What is the compassion gap you ask? Well, it describes the difference in the support we give ourselves versus the support we give others. Ever noticed how easy it is to reassure a friend or loved one when they’re facing a challenge? You may help them consider outside factors, remind them of their positive qualities and encourage them to keep trying. But then when you’re faced with the same challenge, you tell yourself you’re a failure, that it’s all your fault, and that you’ll never get another opportunity to succeed. Why is it we can show such empathy to others but be so cruel to ourselves?
Why don’t we all do ourselves a favor and close the compassion gap?!? You can start by reminding yourself to be your own best friend. Treat yourself like you would a dear friend or family member when you fall short. Don’t attribute failure solely to your personal qualities and shortcomings. And the great news is you can teach your children self-compassion too! GoZen has a great guide to helping your children close the compassion gap:
Be Your Own Best Friend
- Ask your child to tell you about a recent challenge they went through or are currently experiencing. Let’s say, for example, they say they’re really worried about a science test coming up–they think they might fail.
- Now, grab a stuffed animal to represent your child’s best friend. Tell your child their best friend is going through the exact same issue. For example, you might say, “Let’s pretend this toy is Julie, your best friend. Julie’s really worried because she thinks she’s going to do poorly on the next science test. Can you talk to her to make her feel better?”

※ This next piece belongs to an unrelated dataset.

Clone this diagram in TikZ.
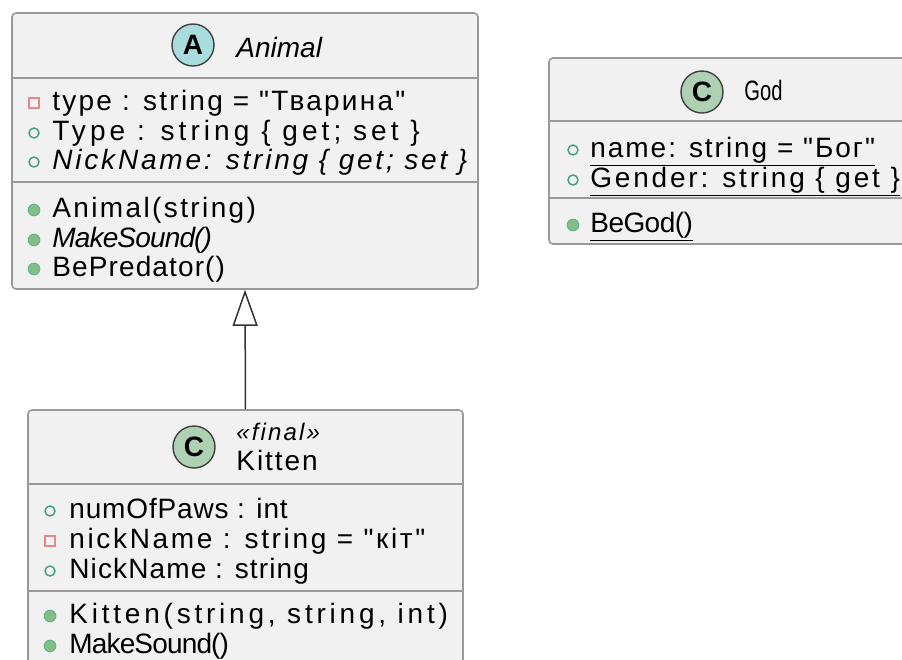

- Next, explain to your child that the way they talk to Julie is the same way they need to talk to themselves when they face a challenge. Let them know a great way to do this is by standing in front of a mirror and have a conversation with themselves out loud.
- Have your child stand in front of a mirror and start giving themselves advice. Depending on your child’s age, guide them along and give them suggestions.
And remember parents, the best way to teach self-compassion to your children is to lead by example. You can’t expect them to love themselves if they see you constantly being hard on yourself. Thankfully, self-compassion can be learned at any age!